Tudor Sleeves: More on this time period. I have become a better costumer in these past six years, but I did make two Tudor dresses at that time. These are some things I would change, but the lower sleeves worked all right on both. I did not use any baleen-type stiffener, but simply interfaced them. I think they could have been stiffer, but were not bad. I put a hook underneath my oversleeve that held them in place, and they were just open at the top near the elbow - they did not close around the forearm. As I do not know of any extant pieces, I am not sure this is accurate - it just worked. The interesting thing about this thread to me, however, was the bit about bodices and shoulder straps. In 1989, I was challenged by my then Laurel (in the SCA, that's a master in an art) to "figure out" the construction of the Tudor shoulder seams. We had both agonized over all the fitting issues with the non-visible straps in all the references mentioned in this list, and did not have an answer. She gave me this task as a way to improve my patterning, and solve an outstanding sewing mystery (of which I have many left to solve). After spending several hours drafting, cutting and piecing together pattern pieces, I did achieve the goal: a shoulder piece (the sleeve) that fitted directly to the bodice, with the V-neck in the back and the square neck in front. Yes, folks, those shoulders were tight, but not painful. I could NOT do my hair in them without my arms going numb, but I'm sure that is an accurate feeling. The front of the sleeve forms the side pieces of the rectangular front, and then the back bodice starts at just in back of the shoulder and joins to the sleeve in back, giving a "normal" seam look. The V is certainly not that deep (NOT down to the waist!), but is comparable to the Holbein drawing. I covered the neckline edge with jeweled pieces that were sewn on.

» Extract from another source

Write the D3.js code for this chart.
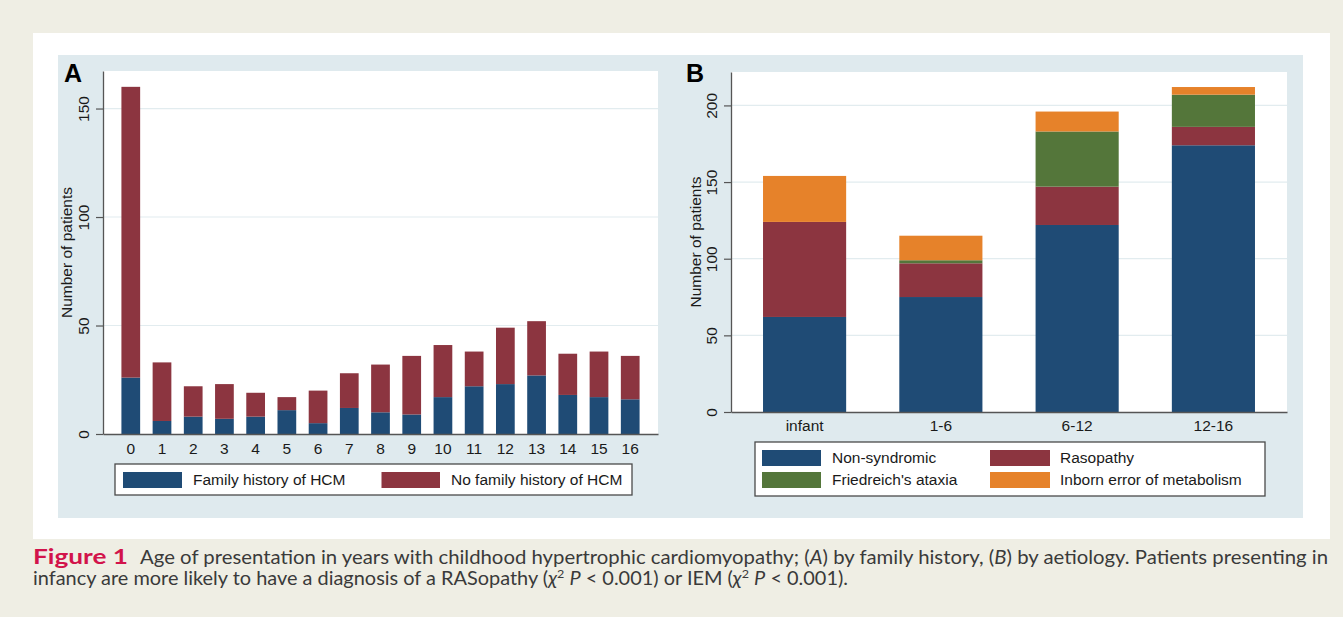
<!DOCTYPE html>
<html>
<head>
<meta charset="utf-8">
<script src="https://cdn.jsdelivr.net/npm/d3@7"></script>
<style>
  html, body { margin: 0; padding: 0; background: #efeee4; }
  svg { display: block; }
</style>
</head>
<body>
<svg id="chart" width="1343" height="617"></svg>
<script>
// ---------------- DATA ----------------
// Panel A: age at presentation (years)
const ageCategories = ["0","1","2","3","4","5","6","7","8","9","10","11","12","13","14","15","16"];
const familyHistory   = [26, 6, 8, 7, 8, 11, 5, 12, 10, 9, 17, 22, 23, 27, 18, 17, 16];
const noFamilyHistory = [134, 27, 14, 16, 11, 6, 15, 16, 22, 27, 24, 16, 26, 25, 19, 21, 20];
const seriesA = ["Family history of HCM", "No family history of HCM"];
const ticksA = [0, 50, 100, 150];

// Panel B: aetiology by age group
const ageGroups = ["infant", "1-6", "6-12", "12-16"];
const nonSyndromic = [62, 75, 122, 174];
const rasopathy    = [62, 22, 25, 12];
const friedreich   = [0, 2, 36, 21];
const inbornError  = [30, 16, 13, 5];
const seriesB = ["Non-syndromic", "Rasopathy", "Friedreich's ataxia", "Inborn error of metabolism"];
const ticksB = [0, 50, 100, 150, 200];

const yTitle = "Number of patients";

// ---------------- STYLE ----------------
const C = {
  beige: "#efeee4", white: "#ffffff", region: "#dfeaee", grid: "#e2ecef",
  axis: "#555555", text: "#1a1a1a",
  blue: "#1f4b75", red: "#8c3540", green: "#54763a", orange: "#e6822a",
  crimson: "#d2134b", caption: "#3a3a3a"
};
const FONT = "'Liberation Sans', Arial, Helvetica, sans-serif";
const FS = 15.5;

const svg = d3.select("#chart");

// backgrounds
svg.append("rect").attr("x", 0).attr("y", 0).attr("width", 1343).attr("height", 617).attr("fill", C.beige);
svg.append("rect").attr("x", 33).attr("y", 33).attr("width", 1297).attr("height", 506).attr("fill", C.white);
svg.append("rect").attr("x", 58).attr("y", 55).attr("width", 1245).attr("height", 463).attr("fill", C.region);

function drawPanel(cfg) {
  const { left, right, top, bottom, yMax, ticks, cats, layers, colors,
          pInner, pOuter, letter, letterX, titleX, labelPad } = cfg;
  const g = svg.append("g");
  const x = d3.scaleBand().domain(cats).range([left, right]).paddingInner(pInner).paddingOuter(pOuter);
  const y = d3.scaleLinear().domain([0, yMax]).range([bottom, top]);

  // plot region
  g.append("rect").attr("x", left).attr("y", top).attr("width", right - left).attr("height", bottom - top).attr("fill", C.white);

  // gridlines
  g.selectAll("line.grid").data(ticks.filter(t => t > 0)).join("line")
    .attr("class", "grid")
    .attr("x1", left).attr("x2", right)
    .attr("y1", d => y(d)).attr("y2", d => y(d))
    .attr("stroke", C.grid).attr("stroke-width", 1.2);

  // stacked bars
  const rows = cats.map((c, i) => {
    const o = { cat: c };
    layers.forEach((arr, k) => o["s" + k] = arr[i]);
    return o;
  });
  const keys = layers.map((_, k) => "s" + k);
  const stacked = d3.stack().keys(keys)(rows);
  stacked.forEach((layer, k) => {
    g.append("g").selectAll("rect").data(layer).join("rect")
      .attr("x", d => x(d.data.cat))
      .attr("width", x.bandwidth())
      .attr("y", d => y(d[1]))
      .attr("height", d => Math.max(0, y(d[0]) - y(d[1])))
      .attr("fill", colors[k]);
  });

  // y axis
  const ya = g.append("g").attr("transform", `translate(${left},0)`)
    .call(d3.axisLeft(y).tickValues(ticks).tickSize(7).tickSizeOuter(0));
  ya.select(".domain").attr("stroke", C.axis).attr("stroke-width", 1.3);
  ya.selectAll(".tick line").attr("stroke", C.axis).attr("stroke-width", 1.2);
  ya.selectAll(".tick text")
    .attr("x", 0).attr("dy", 0)
    .attr("transform", "translate(-14,0) rotate(-90)")
    .attr("text-anchor", "middle")
    .attr("fill", C.text).style("font-family", FONT).style("font-size", FS + "px");

  // x axis
  const xa = g.append("g").attr("transform", `translate(0,${bottom})`)
    .call(d3.axisBottom(x).tickSize(0).tickSizeOuter(0).tickPadding(labelPad));
  xa.select(".domain").attr("stroke", C.axis).attr("stroke-width", 1.3);
  xa.selectAll(".tick text").attr("fill", C.text).style("font-family", FONT).style("font-size", FS + "px");

  // y title
  g.append("text")
    .attr("transform", `translate(${titleX},${(top + bottom) / 2}) rotate(-90)`)
    .attr("text-anchor", "middle")
    .attr("fill", C.text).style("font-family", FONT).style("font-size", FS + "px")
    .text(yTitle);

  // panel letter
  g.append("text").attr("x", letterX).attr("y", 81.5)
    .attr("fill", "#000").style("font-family", FONT).style("font-weight", "bold").style("font-size", "25px")
    .text(letter);
}

drawPanel({
  left: 103, right: 658, top: 71, bottom: 434, yMax: 167.3, ticks: ticksA,
  cats: ageCategories, layers: [familyHistory, noFamilyHistory], colors: [C.blue, C.red],
  pInner: 0.4, pOuter: 0.59, letter: "A", letterX: 64, titleX: 72, labelPad: 9
});
drawPanel({
  left: 731, right: 1287, top: 72, bottom: 412, yMax: 221.8, ticks: ticksB,
  cats: ageGroups, layers: [nonSyndromic, rasopathy, friedreich, inbornError],
  colors: [C.blue, C.red, C.green, C.orange],
  pInner: 0.39, pOuter: 0.235, letter: "B", letterX: 686, titleX: 701, labelPad: 8
});

// legends
function legend(box, items) {
  const g = svg.append("g");
  g.append("rect").attr("x", box.x).attr("y", box.y).attr("width", box.w).attr("height", box.h)
    .attr("fill", C.white).attr("stroke", "#4a4a4a").attr("stroke-width", 1.3);
  g.selectAll("rect.sw").data(items).join("rect").attr("class", "sw")
    .attr("x", d => d.sx).attr("y", d => d.sy).attr("width", d => d.sw).attr("height", 16)
    .attr("fill", d => d.color);
  g.selectAll("text").data(items).join("text")
    .attr("x", d => d.tx).attr("y", d => d.sy + 13)
    .attr("fill", C.text).style("font-family", FONT).style("font-size", FS + "px")
    .text(d => d.label);
}
legend({ x: 115, y: 464, w: 517, h: 31 }, [
  { label: seriesA[0], color: C.blue, sx: 123, sy: 472, sw: 59, tx: 193 },
  { label: seriesA[1], color: C.red, sx: 381.5, sy: 472, sw: 58.5, tx: 451 }
]);
legend({ x: 755, y: 442, w: 510, h: 54 }, [
  { label: seriesB[0], color: C.blue, sx: 762, sy: 450, sw: 59, tx: 832 },
  { label: seriesB[1], color: C.red, sx: 990, sy: 450, sw: 60, tx: 1060 },
  { label: seriesB[2], color: C.green, sx: 762, sy: 472, sw: 59, tx: 832 },
  { label: seriesB[3], color: C.orange, sx: 990, sy: 472, sw: 60, tx: 1060 }
]);

// caption
const CF = "Lato, 'Open Sans', sans-serif";
svg.append("text").attr("x", 33).attr("y", 564)
  .attr("textLength", 95).attr("lengthAdjust", "spacingAndGlyphs")
  .attr("fill", C.crimson).style("font-family", CF).style("font-weight", "bold").style("font-size", "20px")
  .text("Figure 1");

const l1 = svg.append("text").attr("x", 140).attr("y", 564)
  .attr("textLength", 1188).attr("lengthAdjust", "spacingAndGlyphs")
  .attr("fill", C.caption).style("font-family", CF).style("font-size", "19px");
l1.append("tspan").text("Age of presentation in years with childhood hypertrophic cardiomyopathy; (");
l1.append("tspan").style("font-style", "italic").text("A");
l1.append("tspan").text(") by family history, (");
l1.append("tspan").style("font-style", "italic").text("B");
l1.append("tspan").text(") by aetiology. Patients presenting in");

const l2 = svg.append("text").attr("x", 33).attr("y", 585)
  .attr("textLength", 815).attr("lengthAdjust", "spacingAndGlyphs")
  .attr("fill", C.caption).style("font-family", CF).style("font-size", "19px");
function chi(t) {
  t.append("tspan").style("font-style", "italic").text("χ");
  t.append("tspan").attr("dy", -7).style("font-size", "12px").text("2");
  t.append("tspan").attr("dy", 7).text(" ");
  t.append("tspan").style("font-style", "italic").text("P");
  t.append("tspan").text(" < 0.001)");
}
l2.append("tspan").text("infancy are more likely to have a diagnosis of a RASopathy (");
chi(l2);
l2.append("tspan").text(" or IEM (");
chi(l2);
l2.append("tspan").text(".");
</script>
</body>
</html>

Now, I am not saying that this is the actual construction, and have spent many hours after this debating it with various people. I do agree that patterns before and after this time have the shoulder strap in them, and this type of information is usually indicative. However, I am reporting to this list that the construction does work, is comfortable (enough), and most importantly (!) stays on the shoulders (due to the V-neck in back). So I felt that I rose to the challenge and gained information. I will report also that a good friend has borrowed the first "field" Tudor, and is in terrible pain after a few hours of wearing it. I can surmise therefore, that this is the type of fit that MUST be done to only your own body, if you do not want to suffer!

Lastly: Foam dress forms - I took a class at SCA XXV year in Texas (that was in 1990) on this subject. The man who taught it had made four, three of which he had there. He did give handouts, and I still have them, but have not tried it myself. I found it fascinating and always wanted to do one. In those, he did make a plaster cast of the torso, then fill it with medical-type foam, as in the type used for casts. Therefore, they do not "give" at all. If you want a corseted form, you must plaster your body with a corset on, etc. They looked great, and I loved the method because it was exact. After looking at dressmaker forms that are sold, I could never figure out how to make them look like me! Too much bother - I'll just use my apprentice to fit me! But these dress forms could be pinned, etc. He did admit to mistakes, and said it took some practice.

Here I go: I am done with my SCA commitments for the fall, and will therefore offer to copy this article for interested people. I also have the Gypsy Dress 16th century article to send out, and will honor my promise on that if people will send me a SASE: Liz Jones, 88 Park Street, Bristol, CT 06810 with their choice of article. I have a feeling that I owe some other stuff, but can't remember what!